Copy exactly the lines from the line containing "Give me the matplotlib source for this chart." to the line containing "# values, stored as log10(SFR), log10(L_CO)", both lines included, and omit any pictures.

## begin Records for this task

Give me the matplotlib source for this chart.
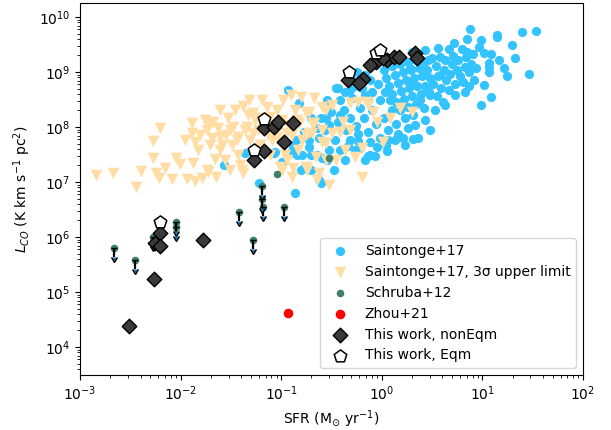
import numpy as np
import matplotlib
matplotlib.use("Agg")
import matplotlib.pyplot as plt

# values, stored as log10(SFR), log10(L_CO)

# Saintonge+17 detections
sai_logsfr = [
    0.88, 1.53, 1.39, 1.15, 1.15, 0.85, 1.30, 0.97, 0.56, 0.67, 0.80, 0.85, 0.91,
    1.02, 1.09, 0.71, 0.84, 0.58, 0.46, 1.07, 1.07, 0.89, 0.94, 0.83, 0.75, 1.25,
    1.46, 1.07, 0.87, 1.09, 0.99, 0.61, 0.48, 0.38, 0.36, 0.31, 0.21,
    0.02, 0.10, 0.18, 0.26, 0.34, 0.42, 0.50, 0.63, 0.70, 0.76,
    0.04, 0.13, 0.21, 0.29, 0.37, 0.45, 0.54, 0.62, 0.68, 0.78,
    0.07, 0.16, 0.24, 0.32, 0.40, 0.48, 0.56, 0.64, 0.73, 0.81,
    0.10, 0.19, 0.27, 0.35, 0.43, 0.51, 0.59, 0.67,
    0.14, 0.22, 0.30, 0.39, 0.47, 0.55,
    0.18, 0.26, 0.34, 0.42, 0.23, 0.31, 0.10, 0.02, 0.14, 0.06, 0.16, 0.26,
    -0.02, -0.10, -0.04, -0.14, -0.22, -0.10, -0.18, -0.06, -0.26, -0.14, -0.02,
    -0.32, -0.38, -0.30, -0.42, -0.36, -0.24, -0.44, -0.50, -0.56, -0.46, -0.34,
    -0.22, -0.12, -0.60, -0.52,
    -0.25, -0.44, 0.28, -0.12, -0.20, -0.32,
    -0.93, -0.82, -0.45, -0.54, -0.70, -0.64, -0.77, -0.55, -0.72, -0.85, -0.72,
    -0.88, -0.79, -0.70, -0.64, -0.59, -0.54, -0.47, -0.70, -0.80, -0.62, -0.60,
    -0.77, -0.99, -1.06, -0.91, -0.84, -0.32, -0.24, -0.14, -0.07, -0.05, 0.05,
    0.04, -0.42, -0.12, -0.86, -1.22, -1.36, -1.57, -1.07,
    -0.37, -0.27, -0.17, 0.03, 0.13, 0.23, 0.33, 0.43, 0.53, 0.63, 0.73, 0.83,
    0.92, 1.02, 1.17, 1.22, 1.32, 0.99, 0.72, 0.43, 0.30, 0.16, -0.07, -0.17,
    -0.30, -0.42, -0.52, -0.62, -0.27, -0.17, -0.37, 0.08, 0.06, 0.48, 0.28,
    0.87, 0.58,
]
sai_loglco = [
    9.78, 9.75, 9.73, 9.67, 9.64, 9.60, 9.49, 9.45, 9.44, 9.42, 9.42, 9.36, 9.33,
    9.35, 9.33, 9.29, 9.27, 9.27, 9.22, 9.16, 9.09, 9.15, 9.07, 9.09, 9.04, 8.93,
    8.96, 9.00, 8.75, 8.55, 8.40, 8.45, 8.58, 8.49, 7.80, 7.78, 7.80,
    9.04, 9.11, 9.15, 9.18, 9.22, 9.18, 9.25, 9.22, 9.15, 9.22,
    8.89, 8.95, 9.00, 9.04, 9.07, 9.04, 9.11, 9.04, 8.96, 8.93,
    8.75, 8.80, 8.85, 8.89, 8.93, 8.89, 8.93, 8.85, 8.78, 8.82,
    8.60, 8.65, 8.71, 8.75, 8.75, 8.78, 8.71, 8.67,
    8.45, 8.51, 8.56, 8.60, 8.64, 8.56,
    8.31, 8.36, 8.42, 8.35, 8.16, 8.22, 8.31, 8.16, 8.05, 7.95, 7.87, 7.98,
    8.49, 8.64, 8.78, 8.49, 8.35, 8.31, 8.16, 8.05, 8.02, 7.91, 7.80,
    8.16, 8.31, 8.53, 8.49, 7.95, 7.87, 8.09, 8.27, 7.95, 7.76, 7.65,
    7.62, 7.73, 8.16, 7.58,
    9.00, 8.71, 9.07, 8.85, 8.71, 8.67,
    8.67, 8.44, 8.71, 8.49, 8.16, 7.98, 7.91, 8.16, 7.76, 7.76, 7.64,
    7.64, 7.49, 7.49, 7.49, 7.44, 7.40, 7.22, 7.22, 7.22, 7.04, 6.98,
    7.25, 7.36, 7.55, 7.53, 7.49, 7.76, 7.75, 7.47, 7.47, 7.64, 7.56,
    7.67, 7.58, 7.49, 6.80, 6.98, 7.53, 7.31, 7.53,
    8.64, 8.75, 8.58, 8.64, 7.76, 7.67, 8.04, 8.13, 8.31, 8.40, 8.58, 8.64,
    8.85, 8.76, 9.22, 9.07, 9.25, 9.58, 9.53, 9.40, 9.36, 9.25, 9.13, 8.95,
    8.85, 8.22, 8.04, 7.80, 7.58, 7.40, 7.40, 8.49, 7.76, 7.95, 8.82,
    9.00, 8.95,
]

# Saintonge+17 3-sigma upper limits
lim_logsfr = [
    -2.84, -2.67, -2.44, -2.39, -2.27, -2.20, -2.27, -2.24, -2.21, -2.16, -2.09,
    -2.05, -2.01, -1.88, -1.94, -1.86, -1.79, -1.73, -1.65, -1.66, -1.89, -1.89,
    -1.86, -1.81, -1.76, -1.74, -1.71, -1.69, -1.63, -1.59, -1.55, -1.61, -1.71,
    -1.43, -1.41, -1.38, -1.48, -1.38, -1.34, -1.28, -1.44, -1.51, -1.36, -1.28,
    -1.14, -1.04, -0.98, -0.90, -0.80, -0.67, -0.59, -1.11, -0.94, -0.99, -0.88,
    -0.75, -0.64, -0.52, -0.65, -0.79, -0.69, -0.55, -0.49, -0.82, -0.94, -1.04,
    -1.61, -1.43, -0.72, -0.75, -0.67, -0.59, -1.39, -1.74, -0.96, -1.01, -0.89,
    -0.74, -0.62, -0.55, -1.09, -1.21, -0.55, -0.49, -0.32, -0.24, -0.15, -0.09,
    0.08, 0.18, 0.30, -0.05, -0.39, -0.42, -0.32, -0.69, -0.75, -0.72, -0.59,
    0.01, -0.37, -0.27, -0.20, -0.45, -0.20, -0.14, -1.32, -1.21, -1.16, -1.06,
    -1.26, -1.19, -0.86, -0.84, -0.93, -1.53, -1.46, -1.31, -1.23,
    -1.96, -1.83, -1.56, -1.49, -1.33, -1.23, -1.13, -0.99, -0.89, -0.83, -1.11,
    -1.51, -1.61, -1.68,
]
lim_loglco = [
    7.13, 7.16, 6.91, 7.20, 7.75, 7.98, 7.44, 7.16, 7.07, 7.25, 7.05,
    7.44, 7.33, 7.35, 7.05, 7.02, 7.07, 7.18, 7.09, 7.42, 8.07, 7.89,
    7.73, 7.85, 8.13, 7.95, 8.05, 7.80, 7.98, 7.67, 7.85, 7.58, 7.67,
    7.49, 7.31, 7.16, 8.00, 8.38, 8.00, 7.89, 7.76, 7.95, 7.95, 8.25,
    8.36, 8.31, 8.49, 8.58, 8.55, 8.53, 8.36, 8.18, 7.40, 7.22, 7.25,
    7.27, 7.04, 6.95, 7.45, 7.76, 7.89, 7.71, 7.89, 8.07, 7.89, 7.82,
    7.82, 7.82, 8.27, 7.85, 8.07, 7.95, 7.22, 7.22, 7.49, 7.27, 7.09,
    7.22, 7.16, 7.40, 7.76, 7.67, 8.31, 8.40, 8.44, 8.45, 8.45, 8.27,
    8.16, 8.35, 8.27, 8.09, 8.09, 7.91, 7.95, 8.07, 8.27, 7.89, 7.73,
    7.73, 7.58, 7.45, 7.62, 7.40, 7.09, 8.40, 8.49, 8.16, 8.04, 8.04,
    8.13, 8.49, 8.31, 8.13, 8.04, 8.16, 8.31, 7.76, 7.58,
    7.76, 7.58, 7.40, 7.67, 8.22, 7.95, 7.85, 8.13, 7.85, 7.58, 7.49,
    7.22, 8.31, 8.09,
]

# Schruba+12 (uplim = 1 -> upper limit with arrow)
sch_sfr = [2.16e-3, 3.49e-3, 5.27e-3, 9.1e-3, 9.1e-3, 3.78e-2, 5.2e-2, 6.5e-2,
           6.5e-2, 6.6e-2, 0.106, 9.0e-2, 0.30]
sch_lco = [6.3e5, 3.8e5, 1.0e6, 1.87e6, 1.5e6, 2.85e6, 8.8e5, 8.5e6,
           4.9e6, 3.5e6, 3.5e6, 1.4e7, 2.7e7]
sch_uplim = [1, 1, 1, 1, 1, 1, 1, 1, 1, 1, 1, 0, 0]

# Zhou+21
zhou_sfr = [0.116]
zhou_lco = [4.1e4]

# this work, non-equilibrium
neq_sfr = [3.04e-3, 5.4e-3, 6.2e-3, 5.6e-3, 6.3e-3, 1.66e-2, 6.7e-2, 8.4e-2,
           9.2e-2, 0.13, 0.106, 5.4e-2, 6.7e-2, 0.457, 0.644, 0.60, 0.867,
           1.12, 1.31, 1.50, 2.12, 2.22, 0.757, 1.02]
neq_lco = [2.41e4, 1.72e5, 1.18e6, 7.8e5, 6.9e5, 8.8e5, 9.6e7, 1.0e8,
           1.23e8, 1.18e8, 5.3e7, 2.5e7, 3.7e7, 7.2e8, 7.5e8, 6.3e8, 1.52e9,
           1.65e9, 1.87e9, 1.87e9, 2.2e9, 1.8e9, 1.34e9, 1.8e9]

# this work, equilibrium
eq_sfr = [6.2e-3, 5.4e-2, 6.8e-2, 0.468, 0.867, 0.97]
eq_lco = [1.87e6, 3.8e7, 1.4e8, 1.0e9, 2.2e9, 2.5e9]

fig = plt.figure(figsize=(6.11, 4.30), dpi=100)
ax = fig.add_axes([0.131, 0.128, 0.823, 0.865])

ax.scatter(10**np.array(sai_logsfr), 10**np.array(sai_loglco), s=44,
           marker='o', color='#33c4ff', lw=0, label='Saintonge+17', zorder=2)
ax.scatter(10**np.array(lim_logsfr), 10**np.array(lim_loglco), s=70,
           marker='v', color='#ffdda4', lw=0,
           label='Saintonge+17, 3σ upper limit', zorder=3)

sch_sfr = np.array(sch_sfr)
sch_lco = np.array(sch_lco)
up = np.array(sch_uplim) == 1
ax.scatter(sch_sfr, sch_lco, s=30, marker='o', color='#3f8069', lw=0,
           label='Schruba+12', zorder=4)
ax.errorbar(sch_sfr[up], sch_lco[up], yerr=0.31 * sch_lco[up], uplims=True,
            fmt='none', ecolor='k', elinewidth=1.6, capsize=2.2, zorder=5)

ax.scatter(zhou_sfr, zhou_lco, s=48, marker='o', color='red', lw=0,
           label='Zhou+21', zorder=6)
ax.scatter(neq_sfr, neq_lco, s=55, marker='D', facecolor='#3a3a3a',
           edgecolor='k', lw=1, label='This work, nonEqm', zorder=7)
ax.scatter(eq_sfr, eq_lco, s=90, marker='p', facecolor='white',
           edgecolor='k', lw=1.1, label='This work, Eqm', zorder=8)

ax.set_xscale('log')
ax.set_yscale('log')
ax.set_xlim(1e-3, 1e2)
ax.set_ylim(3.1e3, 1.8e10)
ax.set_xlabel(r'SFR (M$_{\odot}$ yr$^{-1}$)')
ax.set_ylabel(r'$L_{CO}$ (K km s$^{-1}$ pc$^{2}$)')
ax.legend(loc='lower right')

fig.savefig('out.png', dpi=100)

## end Records for this task
## begin Records for this task

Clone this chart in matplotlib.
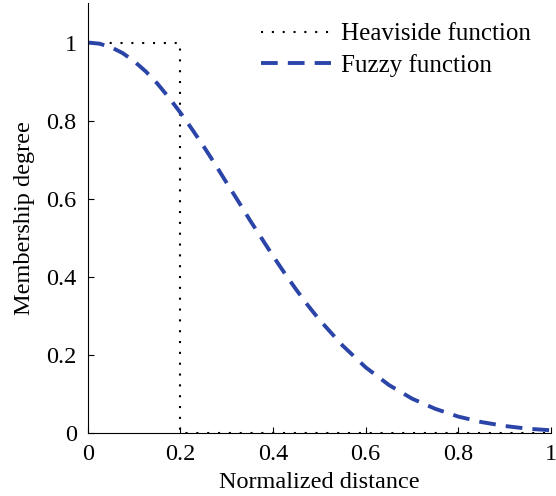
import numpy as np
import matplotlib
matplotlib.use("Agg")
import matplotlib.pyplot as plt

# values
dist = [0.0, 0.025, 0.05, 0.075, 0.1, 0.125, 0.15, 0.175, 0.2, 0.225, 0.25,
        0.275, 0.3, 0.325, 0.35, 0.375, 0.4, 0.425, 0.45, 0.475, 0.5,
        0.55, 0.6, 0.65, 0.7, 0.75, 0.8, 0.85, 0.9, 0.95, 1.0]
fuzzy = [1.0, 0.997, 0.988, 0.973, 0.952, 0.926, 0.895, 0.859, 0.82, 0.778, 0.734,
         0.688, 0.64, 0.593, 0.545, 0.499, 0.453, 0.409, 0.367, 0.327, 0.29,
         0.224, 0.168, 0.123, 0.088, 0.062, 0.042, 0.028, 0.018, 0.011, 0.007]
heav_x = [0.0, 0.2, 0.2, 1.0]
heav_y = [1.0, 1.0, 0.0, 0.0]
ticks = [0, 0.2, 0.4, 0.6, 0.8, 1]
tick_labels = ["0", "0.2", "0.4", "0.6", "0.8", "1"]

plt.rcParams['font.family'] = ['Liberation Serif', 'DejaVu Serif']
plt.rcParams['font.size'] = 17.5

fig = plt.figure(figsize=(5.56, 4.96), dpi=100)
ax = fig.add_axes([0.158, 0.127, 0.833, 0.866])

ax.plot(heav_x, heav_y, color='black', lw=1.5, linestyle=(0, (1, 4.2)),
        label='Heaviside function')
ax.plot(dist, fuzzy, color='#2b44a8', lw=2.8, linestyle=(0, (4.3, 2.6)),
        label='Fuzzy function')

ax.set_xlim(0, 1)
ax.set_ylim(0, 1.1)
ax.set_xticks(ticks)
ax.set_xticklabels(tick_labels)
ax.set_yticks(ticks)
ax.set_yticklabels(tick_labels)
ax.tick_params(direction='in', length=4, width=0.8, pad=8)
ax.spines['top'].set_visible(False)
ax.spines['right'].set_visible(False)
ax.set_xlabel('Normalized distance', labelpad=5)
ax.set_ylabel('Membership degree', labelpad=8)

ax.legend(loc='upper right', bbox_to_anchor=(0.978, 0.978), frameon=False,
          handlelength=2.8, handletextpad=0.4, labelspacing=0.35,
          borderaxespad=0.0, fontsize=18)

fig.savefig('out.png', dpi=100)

## end Records for this task

### Right answer
Give me the matplotlib source for this chart.
import numpy as np
import matplotlib
matplotlib.use("Agg")
import matplotlib.pyplot as plt

# values, stored as log10(SFR), log10(L_CO)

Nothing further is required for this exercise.